■ EXERCISE PROMPT: Could you repeat exactly the lines below, from the line containing "Write the TikZ code for this diagram." through the last one, both included, while leaving out any pictures?
=== DATA LISTING ===
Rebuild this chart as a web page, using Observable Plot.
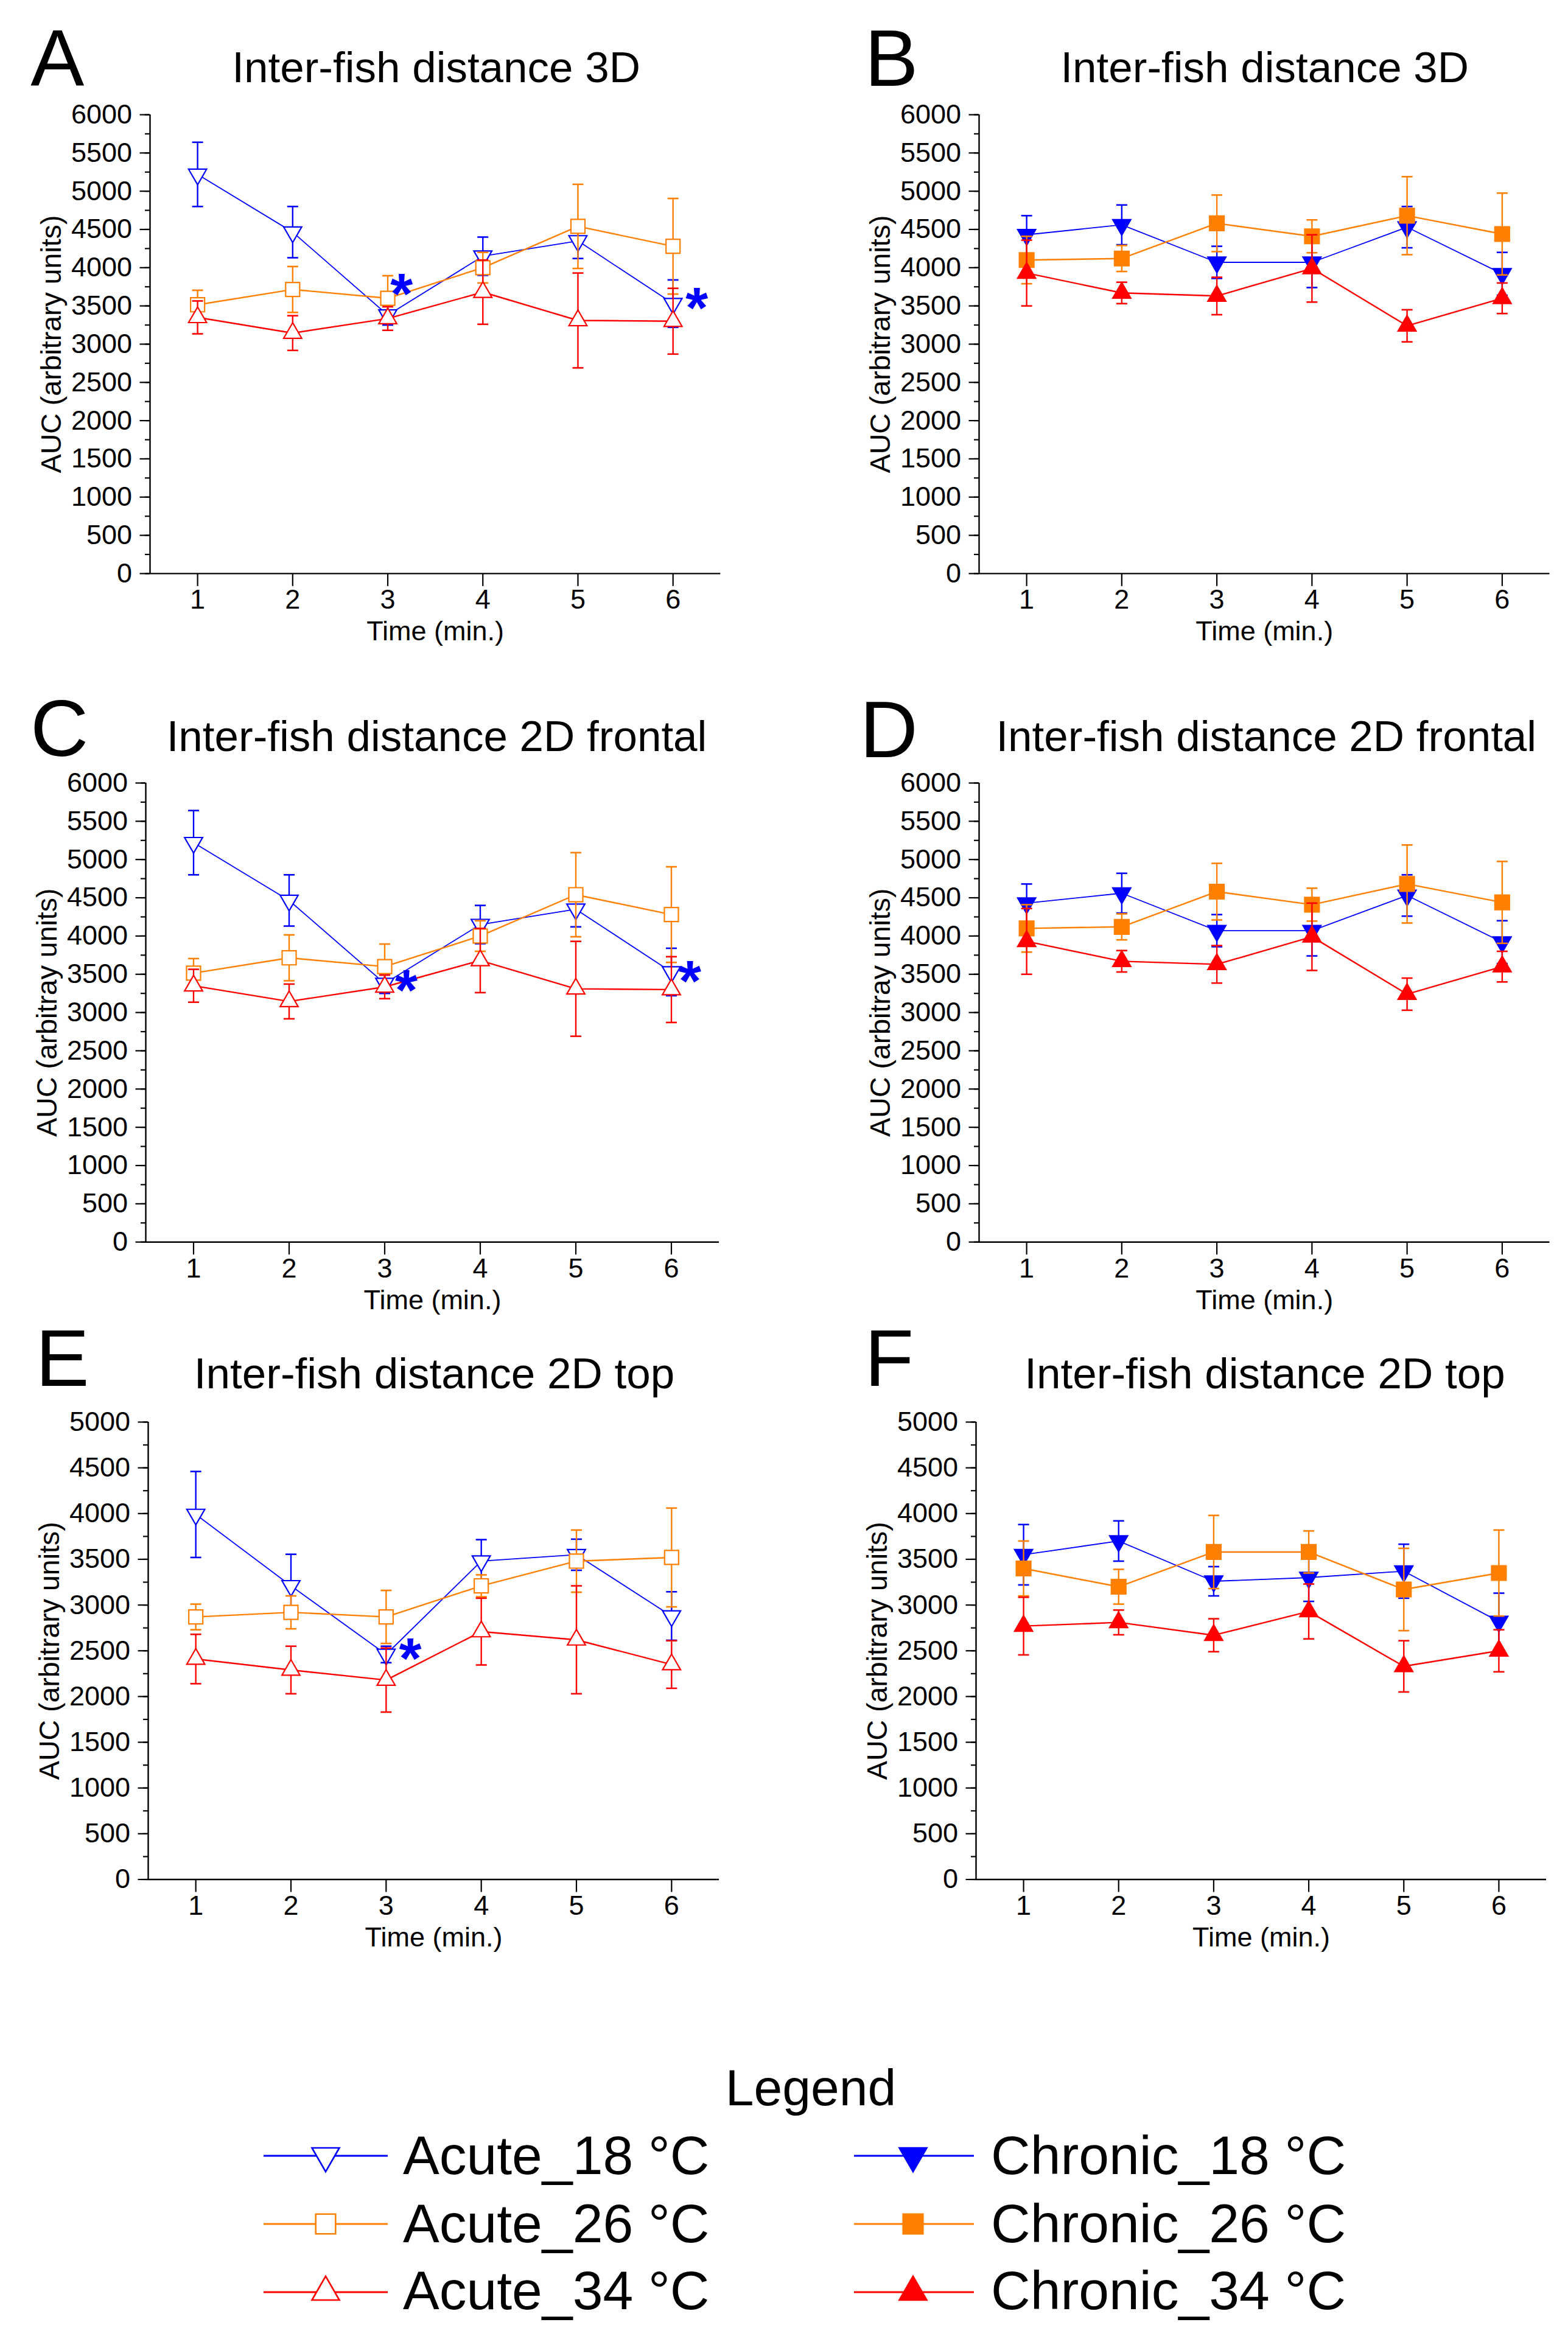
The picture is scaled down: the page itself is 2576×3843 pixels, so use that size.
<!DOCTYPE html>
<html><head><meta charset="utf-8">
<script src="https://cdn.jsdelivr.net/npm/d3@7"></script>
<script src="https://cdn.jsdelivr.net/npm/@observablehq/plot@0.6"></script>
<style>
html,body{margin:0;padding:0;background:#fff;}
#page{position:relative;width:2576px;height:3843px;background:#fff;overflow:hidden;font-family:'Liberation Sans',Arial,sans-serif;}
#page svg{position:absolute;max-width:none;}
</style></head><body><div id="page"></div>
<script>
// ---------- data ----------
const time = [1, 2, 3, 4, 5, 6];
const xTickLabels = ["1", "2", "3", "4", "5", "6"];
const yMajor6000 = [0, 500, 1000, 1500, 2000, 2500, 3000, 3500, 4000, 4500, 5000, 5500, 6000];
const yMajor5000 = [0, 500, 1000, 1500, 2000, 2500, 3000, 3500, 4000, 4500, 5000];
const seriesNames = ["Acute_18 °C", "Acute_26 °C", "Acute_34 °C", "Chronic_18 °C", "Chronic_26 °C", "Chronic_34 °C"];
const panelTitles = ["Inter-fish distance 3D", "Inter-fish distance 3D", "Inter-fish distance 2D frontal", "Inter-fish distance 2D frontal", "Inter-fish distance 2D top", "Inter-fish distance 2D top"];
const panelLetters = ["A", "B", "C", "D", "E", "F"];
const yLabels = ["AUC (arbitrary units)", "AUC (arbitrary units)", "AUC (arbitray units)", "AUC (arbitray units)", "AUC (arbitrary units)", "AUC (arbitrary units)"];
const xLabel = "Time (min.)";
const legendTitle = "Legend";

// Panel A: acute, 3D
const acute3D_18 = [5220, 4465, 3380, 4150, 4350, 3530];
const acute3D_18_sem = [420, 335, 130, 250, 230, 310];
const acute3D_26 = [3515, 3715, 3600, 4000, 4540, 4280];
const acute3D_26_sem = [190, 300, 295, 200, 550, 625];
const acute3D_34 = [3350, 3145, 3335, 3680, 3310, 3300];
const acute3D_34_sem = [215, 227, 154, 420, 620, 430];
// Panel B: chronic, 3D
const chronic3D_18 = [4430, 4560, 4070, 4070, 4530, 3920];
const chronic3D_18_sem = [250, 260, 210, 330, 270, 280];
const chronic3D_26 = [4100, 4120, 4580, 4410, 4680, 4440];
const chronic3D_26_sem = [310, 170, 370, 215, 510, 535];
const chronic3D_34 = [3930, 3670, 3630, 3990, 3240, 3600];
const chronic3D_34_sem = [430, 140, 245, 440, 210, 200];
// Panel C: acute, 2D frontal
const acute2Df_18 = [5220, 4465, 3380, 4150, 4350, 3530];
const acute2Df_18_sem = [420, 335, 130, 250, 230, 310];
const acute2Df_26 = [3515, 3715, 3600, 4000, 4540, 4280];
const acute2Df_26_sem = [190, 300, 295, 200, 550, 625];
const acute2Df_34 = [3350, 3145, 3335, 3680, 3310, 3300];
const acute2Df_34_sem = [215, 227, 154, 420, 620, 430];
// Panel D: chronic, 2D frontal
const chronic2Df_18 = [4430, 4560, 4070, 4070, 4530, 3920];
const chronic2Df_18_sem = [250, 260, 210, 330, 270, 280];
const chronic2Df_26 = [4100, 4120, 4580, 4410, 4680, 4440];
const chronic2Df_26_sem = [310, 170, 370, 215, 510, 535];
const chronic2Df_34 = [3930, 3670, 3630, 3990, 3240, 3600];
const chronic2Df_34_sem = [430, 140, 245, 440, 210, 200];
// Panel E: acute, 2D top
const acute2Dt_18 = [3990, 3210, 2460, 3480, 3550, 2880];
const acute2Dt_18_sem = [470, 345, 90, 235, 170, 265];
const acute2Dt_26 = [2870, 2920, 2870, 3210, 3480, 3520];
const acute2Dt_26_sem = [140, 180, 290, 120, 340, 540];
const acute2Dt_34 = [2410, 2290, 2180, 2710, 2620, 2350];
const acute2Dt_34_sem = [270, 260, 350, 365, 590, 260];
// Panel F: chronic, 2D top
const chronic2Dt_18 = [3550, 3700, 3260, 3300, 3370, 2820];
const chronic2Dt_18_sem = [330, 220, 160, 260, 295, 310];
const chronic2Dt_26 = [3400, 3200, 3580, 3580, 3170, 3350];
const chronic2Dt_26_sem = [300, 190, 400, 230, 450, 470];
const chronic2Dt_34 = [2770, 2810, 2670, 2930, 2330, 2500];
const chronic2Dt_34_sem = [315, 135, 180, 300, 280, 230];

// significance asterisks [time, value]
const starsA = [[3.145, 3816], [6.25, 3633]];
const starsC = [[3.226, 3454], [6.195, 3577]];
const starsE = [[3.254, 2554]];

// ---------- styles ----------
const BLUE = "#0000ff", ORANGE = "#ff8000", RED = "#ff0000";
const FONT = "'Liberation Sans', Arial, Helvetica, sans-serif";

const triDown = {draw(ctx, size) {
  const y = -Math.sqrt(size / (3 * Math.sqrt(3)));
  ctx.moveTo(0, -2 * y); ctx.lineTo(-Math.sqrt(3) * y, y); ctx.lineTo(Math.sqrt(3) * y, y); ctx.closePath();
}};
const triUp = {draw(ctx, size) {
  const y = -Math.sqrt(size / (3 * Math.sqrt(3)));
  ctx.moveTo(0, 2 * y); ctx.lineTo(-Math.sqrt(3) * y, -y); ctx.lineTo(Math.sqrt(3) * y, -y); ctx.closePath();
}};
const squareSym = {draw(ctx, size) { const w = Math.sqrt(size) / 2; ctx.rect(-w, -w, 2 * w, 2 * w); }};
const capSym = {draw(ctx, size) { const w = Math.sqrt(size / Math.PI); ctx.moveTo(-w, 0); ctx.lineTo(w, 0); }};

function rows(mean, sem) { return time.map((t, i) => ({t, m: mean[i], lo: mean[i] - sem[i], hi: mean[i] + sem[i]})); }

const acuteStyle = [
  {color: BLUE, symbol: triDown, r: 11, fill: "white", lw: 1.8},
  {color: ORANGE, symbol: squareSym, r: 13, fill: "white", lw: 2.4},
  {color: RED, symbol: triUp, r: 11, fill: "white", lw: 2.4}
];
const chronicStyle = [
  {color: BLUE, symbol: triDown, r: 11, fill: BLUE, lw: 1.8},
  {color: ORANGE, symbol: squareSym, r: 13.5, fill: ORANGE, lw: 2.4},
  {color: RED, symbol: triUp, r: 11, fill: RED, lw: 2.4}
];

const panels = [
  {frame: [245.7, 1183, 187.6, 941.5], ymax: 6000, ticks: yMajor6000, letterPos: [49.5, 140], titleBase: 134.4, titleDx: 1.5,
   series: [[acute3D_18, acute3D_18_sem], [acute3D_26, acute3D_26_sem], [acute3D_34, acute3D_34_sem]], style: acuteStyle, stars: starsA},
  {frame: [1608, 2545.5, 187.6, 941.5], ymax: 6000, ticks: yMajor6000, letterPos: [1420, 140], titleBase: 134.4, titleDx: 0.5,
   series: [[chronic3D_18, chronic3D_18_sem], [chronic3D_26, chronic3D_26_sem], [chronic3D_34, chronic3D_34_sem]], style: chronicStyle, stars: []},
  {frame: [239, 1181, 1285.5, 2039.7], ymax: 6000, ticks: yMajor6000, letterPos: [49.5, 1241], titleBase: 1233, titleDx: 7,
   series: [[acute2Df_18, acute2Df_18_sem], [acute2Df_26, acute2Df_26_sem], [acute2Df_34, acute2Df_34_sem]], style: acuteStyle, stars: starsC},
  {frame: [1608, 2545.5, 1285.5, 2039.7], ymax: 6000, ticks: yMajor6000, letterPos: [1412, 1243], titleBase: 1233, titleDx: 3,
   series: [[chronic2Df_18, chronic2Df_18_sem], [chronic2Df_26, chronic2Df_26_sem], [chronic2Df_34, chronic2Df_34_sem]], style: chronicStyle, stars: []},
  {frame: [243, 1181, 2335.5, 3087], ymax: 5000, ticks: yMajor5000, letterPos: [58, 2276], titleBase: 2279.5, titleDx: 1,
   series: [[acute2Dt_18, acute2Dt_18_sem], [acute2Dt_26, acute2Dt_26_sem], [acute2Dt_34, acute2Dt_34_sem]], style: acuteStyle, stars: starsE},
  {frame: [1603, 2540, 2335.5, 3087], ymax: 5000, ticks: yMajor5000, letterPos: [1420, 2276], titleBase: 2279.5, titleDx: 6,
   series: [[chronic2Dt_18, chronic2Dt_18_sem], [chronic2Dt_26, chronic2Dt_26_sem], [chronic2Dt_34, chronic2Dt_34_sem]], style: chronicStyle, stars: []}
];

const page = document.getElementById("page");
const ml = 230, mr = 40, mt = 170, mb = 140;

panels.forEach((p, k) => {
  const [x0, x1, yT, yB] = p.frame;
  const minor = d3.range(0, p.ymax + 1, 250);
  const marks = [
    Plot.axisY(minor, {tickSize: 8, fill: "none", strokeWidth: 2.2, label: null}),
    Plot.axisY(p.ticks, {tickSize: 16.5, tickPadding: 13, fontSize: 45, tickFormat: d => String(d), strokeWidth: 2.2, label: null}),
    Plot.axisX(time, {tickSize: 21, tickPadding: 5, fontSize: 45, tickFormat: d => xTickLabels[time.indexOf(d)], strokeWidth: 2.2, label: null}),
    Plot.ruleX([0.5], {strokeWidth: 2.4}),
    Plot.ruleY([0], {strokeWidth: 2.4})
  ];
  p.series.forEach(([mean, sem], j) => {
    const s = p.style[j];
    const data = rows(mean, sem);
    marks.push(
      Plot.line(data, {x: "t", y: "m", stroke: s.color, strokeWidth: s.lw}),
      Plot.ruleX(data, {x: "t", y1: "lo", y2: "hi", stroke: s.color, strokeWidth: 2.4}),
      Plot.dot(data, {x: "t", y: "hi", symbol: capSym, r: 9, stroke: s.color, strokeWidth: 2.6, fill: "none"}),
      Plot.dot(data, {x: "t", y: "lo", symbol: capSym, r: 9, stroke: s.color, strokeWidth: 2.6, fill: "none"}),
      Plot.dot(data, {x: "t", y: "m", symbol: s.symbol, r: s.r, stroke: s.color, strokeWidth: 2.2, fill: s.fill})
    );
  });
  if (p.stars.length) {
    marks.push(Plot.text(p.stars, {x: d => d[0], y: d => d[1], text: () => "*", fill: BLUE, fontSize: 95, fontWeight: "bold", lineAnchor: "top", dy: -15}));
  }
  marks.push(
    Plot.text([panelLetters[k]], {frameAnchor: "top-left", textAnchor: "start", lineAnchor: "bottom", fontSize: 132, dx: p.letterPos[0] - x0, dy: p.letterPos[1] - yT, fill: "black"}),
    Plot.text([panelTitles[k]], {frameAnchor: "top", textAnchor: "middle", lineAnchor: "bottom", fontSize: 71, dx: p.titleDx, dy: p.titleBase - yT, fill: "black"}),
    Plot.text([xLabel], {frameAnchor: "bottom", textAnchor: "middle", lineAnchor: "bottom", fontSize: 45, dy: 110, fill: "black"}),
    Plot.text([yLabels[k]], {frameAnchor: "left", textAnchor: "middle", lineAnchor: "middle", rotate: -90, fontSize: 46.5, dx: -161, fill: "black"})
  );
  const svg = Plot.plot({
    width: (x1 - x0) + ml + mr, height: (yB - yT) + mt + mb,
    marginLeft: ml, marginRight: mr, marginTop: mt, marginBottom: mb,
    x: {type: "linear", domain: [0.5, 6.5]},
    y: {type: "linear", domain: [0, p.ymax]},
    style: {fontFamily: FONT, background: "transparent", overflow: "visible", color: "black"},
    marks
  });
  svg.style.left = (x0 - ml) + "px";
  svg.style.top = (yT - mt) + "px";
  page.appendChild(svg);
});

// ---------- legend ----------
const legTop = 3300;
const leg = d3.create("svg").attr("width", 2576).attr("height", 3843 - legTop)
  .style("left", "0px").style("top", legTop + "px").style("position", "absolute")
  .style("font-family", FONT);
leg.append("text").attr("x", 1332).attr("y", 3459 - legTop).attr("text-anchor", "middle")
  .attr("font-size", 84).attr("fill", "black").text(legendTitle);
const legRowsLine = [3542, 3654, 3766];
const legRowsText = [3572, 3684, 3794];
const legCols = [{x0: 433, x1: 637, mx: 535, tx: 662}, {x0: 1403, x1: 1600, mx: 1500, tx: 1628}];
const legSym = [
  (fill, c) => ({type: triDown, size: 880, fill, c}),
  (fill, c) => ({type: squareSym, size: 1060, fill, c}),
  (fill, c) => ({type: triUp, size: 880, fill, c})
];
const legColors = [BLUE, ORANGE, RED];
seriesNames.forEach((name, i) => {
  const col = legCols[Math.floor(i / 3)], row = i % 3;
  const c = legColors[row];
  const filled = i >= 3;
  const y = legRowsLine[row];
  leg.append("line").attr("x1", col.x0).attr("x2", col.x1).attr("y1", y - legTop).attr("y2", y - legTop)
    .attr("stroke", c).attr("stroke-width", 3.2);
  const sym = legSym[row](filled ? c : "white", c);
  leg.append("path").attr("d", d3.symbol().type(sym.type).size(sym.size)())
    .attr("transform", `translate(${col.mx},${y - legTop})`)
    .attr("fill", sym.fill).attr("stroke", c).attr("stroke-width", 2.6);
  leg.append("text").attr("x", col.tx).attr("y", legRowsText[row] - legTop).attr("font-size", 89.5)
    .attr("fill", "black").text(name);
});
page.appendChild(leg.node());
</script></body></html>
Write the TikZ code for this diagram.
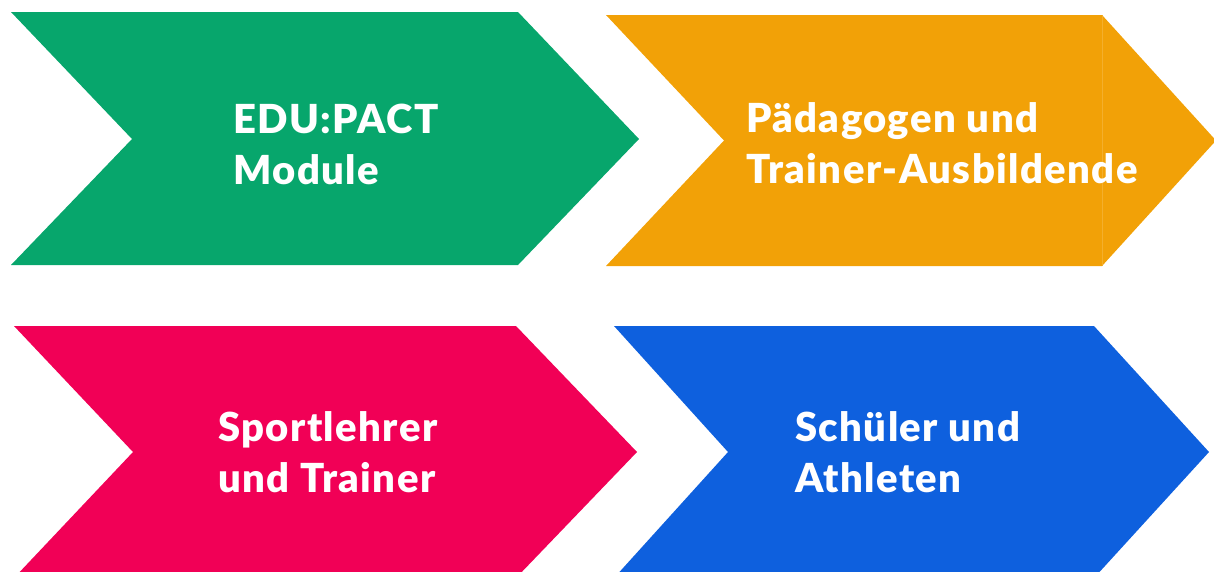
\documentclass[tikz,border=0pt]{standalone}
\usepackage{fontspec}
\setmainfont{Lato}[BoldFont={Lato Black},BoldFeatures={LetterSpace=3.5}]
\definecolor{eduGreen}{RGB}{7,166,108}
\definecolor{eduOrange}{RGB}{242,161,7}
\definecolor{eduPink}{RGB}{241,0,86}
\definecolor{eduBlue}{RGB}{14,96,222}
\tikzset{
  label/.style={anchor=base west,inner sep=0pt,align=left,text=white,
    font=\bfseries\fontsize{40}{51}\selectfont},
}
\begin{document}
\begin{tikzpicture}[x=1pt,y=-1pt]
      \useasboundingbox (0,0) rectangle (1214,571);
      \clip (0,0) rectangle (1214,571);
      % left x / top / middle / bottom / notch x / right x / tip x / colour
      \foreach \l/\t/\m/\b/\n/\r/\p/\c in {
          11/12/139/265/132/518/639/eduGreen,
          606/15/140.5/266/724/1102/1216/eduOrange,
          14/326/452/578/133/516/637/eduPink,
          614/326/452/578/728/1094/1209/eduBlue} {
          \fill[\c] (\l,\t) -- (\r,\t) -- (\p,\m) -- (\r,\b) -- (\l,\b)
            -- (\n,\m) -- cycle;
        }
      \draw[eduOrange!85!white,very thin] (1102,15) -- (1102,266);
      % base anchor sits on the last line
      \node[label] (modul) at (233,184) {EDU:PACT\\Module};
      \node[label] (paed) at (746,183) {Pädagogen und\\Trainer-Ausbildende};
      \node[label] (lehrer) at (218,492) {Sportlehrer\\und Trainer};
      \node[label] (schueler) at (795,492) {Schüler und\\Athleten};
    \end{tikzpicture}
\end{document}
===
■ WRITTEN RESPONSE:
Write the TikZ code for this diagram.
\documentclass[tikz,border=0pt]{standalone}
\usepackage{fontspec}
\setmainfont{Lato}[BoldFont={Lato Black},BoldFeatures={LetterSpace=3.5}]
\definecolor{eduGreen}{RGB}{7,166,108}
\definecolor{eduOrange}{RGB}{242,161,7}
\definecolor{eduPink}{RGB}{241,0,86}
\definecolor{eduBlue}{RGB}{14,96,222}
\tikzset{
  label/.style={anchor=base west,inner sep=0pt,align=left,text=white,
    font=\bfseries\fontsize{40}{51}\selectfont},
}
\begin{document}
\begin{tikzpicture}[x=1pt,y=-1pt]
      \useasboundingbox (0,0) rectangle (1214,571);
      \clip (0,0) rectangle (1214,571);
      % left x / top / middle / bottom / notch x / right x / tip x / colour
      \foreach \l/\t/\m/\b/\n/\r/\p/\c in {
          11/12/139/265/132/518/639/eduGreen,
          606/15/140.5/266/724/1102/1216/eduOrange,
          14/326/452/578/133/516/637/eduPink,
          614/326/452/578/728/1094/1209/eduBlue} {
          \fill[\c] (\l,\t) -- (\r,\t) -- (\p,\m) -- (\r,\b) -- (\l,\b)
            -- (\n,\m) -- cycle;
        }
      \draw[eduOrange!85!white,very thin] (1102,15) -- (1102,266);
      % base anchor sits on the last line
      \node[label] (modul) at (233,184) {EDU:PACT\\Module};
      \node[label] (paed) at (746,183) {Pädagogen und\\Trainer-Ausbildende};
      \node[label] (lehrer) at (218,492) {Sportlehrer\\und Trainer};
      \node[label] (schueler) at (795,492) {Schüler und\\Athleten};
    \end{tikzpicture}
\end{document}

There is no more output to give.